The European Commission has approved, under EU state aid rules, Greece’s support package of EUR 341 million for the construction and operation of storage facilities in the electricity system.
The scheme proposal that Greece submitted will promote the establishment of several electricity storage facilities, with a joint capacity of up to 900 MW, connected to the high-voltage network.
Projects will be selected through a transparent and non-discriminatory bidding process, the European Union’s executive arm said.
Contracts should be awarded to the selected projects before the end of 2023 and the storage facilities should be completed by the end of 2025.
The aid will be granted in the form of an investment grant together with annual support
The aid will be granted, cumulatively, in the form of an investment grant, which will be paid during the construction phase of all supported projects, and annual support to be paid during their operation over a 10-year period.
The total amount of annual support per beneficiary will be determined in a competitive tender and adjusted through a claw-back mechanism in case the project has excess market revenues from its participation in the market during the operations phase, according to the commission.
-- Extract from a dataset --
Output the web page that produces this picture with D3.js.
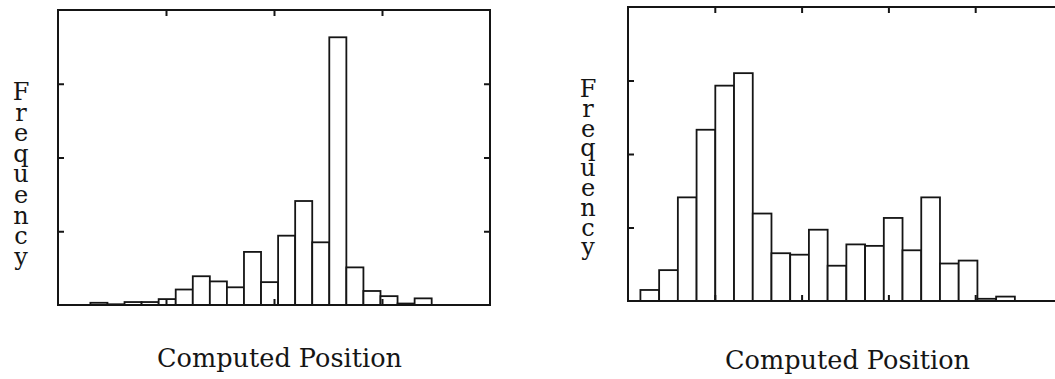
<!DOCTYPE html>
<html>
<head>
<meta charset="utf-8">
<script src="https://cdn.jsdelivr.net/npm/d3@7"></script>
<style>
  html, body { margin: 0; padding: 0; background: #fff; }
  svg { display: block; }
  .lbl { font-family: "DejaVu Serif", "Liberation Serif", serif; fill: #151515; }
</style>
</head>
<body>
<svg id="chart" width="1055" height="379"></svg>
<script>
// values (frequency, 10 per y tick)
const leftCounts = [0.3, 0.1, 0.4, 0.4, 0.8, 2.1, 3.9, 3.2, 2.4, 7.2, 3.1, 9.4, 14.1, 8.5, 36.3, 5.1, 1.9, 1.2, 0.2, 0.9];
const rightCounts = [1.5, 4.2, 14.1, 23.3, 29.3, 31.0, 11.9, 6.5, 6.3, 9.7, 4.8, 7.7, 7.5, 11.3, 6.9, 14.1, 5.1, 5.5, 0.3, 0.6];

// computed position, in x tick units
const leftBinStart = 0.3, leftBinWidth = 0.158;
const rightBinStart = 0.143, rightBinWidth = 0.2157;
const leftXTicks = [1, 2, 3];
const rightXTicks = [1, 2, 3, 4];
const yTicks = [10, 20, 30];
const yMax = 40;

const xLabel = "Computed Position";
const yLabel = "Frequency";

const svg = d3.select("#chart");
const ink = "#151515";

const panels = [
    { counts: leftCounts, start: leftBinStart, width: leftBinWidth, xTicks: leftXTicks, xMax: 4,
      x0: 58, x1: 490, y0: 10, y1: 305,
      yl: { x: 21, y: 100, step: 20.6 }, xl: { x: 157, y: 367 } },
    { counts: rightCounts, start: rightBinStart, width: rightBinWidth, xTicks: rightXTicks, xMax: 5,
      x0: 628, x1: 1062, y0: 7, y1: 301,
      yl: { x: 588, y: 97, step: 19.8 }, xl: { x: 725, y: 369 } }
];

panels.forEach(p => drawPanel(p));

function drawPanel(p) {
    const x = d3.scaleLinear().domain([0, p.xMax]).range([p.x0, p.x1]);
    const y = d3.scaleLinear().domain([0, yMax]).range([p.y1, p.y0]);
    const g = svg.append("g");

    const bins = p.counts.map((c, i) => ({ lo: p.start + i * p.width, hi: p.start + (i + 1) * p.width, c }));

    g.selectAll("rect.bar").data(bins).join("rect").attr("class", "bar")
        .attr("x", d => x(d.lo)).attr("width", d => x(d.hi) - x(d.lo))
        .attr("y", d => y(d.c)).attr("height", d => y(0) - y(d.c))
        .attr("fill", "#fff").attr("stroke", ink).attr("stroke-width", 1.8);

    // inward ticks on all four sides
    const tk = 6;
    const axes = [
        d3.axisTop(x).tickValues(p.xTicks).tickSize(-tk),
        d3.axisBottom(x).tickValues(p.xTicks).tickSize(-tk),
        d3.axisLeft(y).tickValues(yTicks).tickSize(-tk),
        d3.axisRight(y).tickValues(yTicks).tickSize(-tk)
    ];
    const pos = [`translate(0,${p.y0})`, `translate(0,${p.y1})`, `translate(${p.x0},0)`, `translate(${p.x1},0)`];
    axes.forEach((a, i) => {
        const ax = g.append("g").attr("transform", pos[i]).call(a.tickFormat(""));
        ax.select(".domain").remove();
        ax.selectAll("line").attr("stroke", ink).attr("stroke-width", 2);
    });

    g.append("rect").attr("x", p.x0).attr("y", p.y0)
        .attr("width", p.x1 - p.x0).attr("height", p.y1 - p.y0)
        .attr("fill", "none").attr("stroke", ink).attr("stroke-width", 2);

    // stacked letters, one text element
    g.append("text").attr("class", "lbl").attr("text-anchor", "middle").style("font-size", "24px")
        .selectAll("tspan").data(yLabel.split("")).join("tspan")
        .attr("x", p.yl.x).attr("y", (d, i) => p.yl.y + i * p.yl.step).text(d => d);

    g.append("text").attr("class", "lbl").attr("x", p.xl.x).attr("y", p.xl.y)
        .attr("textLength", 245).attr("lengthAdjust", "spacingAndGlyphs")
        .style("font-size", "25.5px").text(xLabel);
}
</script>
</body>
</html>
The measure will be partly funded by the Recovery and Resilience Facility, following the regulator’s positive assessment of the National Recovery and Resilience Plan Greece 2.0, and its adoption by the European Council. The measure aims at allowing a smooth integration in the Greek electricity system of an increasing share of renewable energy coming from wind and solar sources.
It will also contribute to the EU’s strategic objectives relating to the European Green Deal.
Vestager: Storage capacity is key to make grids more flexible and better prepared
Electricity storage solutions such as batteries allow excess energy generated during periods of high renewable production to be stored and used later when weather conditions are less favorable.
Batteries, along with other types of electricity storage facilities, are going to become an indispensable component of decarbonized electricity systems.
The European Commission’s Executive Vice-President Margrethe Vestager, in charge of competition policy, said that increasing available electricity storage capacity in the system is key to make grids more flexible and better prepared for a future in which renewables form the backbone of the decarbonized electricity mix.
The Greek aid measure will contribute to the development of competitive markets for electricity system services, while helping Greece meet its emission reduction targets, she pointed out.